* [EXERCISE REQUIREMENTS]: Output nothing but the number of lines that include the word "this".
— START —
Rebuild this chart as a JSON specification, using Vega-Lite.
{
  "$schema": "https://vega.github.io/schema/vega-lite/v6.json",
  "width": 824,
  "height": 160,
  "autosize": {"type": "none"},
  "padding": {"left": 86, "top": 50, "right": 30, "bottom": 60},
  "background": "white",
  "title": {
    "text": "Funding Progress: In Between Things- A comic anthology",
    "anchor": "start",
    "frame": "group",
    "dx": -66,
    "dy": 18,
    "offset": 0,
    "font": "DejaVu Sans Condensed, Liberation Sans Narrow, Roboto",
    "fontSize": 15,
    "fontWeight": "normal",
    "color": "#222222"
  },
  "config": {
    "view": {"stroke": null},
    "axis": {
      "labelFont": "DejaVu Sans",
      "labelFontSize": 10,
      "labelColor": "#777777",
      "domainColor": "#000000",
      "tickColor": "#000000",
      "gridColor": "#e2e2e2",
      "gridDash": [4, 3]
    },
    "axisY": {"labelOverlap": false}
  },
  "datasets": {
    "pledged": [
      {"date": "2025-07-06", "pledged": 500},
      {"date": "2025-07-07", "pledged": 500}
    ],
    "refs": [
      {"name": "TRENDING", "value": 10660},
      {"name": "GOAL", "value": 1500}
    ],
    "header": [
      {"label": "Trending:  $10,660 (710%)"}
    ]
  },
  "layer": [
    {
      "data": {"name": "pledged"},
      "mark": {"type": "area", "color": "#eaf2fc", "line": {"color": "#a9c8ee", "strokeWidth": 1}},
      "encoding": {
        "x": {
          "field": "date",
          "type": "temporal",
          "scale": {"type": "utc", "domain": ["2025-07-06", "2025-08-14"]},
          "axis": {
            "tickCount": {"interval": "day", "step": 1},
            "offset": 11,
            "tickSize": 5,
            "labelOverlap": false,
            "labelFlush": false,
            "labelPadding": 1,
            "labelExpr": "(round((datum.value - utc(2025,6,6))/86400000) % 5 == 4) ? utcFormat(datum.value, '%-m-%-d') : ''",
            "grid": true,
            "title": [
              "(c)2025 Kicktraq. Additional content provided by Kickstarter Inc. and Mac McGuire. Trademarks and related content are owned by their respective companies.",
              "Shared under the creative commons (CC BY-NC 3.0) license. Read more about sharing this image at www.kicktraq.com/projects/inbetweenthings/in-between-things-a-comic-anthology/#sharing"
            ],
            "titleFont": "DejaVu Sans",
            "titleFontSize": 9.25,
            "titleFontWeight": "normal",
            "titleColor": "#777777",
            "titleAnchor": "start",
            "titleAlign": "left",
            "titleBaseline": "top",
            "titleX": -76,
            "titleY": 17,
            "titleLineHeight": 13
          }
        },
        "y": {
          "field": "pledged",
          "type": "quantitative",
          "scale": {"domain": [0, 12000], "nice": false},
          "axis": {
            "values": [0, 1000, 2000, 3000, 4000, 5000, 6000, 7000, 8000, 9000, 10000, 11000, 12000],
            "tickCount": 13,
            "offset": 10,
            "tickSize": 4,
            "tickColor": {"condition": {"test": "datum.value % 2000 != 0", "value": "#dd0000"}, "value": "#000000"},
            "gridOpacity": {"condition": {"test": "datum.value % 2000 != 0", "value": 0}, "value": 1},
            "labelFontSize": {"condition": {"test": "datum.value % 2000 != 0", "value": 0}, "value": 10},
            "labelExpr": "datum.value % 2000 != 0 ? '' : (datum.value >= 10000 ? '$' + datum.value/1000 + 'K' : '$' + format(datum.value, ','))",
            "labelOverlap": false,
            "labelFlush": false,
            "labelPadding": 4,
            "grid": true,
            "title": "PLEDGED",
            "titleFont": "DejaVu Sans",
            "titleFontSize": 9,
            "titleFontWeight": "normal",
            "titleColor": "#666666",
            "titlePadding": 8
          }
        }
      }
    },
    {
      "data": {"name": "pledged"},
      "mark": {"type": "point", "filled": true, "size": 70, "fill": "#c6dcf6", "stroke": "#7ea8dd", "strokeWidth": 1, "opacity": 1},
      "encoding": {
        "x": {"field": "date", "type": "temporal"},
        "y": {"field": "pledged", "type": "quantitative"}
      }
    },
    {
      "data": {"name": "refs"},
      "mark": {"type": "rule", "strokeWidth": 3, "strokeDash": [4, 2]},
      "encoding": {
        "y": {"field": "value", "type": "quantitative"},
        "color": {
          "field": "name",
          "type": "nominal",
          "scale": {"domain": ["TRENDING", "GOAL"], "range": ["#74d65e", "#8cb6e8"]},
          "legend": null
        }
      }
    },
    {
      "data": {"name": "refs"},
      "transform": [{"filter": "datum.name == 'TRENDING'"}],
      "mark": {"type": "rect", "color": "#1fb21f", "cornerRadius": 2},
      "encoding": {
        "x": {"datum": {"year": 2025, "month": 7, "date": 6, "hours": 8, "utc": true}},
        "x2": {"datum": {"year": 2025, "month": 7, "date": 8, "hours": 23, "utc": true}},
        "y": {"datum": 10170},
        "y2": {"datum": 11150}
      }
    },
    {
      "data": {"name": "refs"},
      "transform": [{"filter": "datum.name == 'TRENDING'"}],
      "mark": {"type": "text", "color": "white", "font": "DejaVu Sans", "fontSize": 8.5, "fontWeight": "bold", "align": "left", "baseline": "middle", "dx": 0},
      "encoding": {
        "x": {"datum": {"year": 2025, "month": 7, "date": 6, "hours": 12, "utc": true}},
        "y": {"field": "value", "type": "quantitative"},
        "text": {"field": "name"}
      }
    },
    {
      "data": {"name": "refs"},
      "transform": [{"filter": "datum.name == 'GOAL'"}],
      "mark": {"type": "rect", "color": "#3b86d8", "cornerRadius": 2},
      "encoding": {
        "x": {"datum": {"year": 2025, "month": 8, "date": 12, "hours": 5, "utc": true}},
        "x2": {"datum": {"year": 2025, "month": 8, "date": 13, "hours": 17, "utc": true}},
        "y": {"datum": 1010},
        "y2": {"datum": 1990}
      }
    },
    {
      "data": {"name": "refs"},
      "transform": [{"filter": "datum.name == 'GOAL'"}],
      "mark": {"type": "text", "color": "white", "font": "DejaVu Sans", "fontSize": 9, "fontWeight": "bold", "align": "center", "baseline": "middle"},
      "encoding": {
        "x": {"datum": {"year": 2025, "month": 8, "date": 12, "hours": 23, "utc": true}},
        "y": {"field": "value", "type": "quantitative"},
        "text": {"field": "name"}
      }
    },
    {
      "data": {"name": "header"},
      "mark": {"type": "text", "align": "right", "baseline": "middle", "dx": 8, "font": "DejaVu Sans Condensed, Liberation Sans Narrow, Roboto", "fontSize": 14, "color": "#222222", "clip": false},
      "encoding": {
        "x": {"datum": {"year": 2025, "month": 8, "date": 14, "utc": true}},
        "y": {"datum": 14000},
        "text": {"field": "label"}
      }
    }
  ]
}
— END —
* [SOLUTION]: 2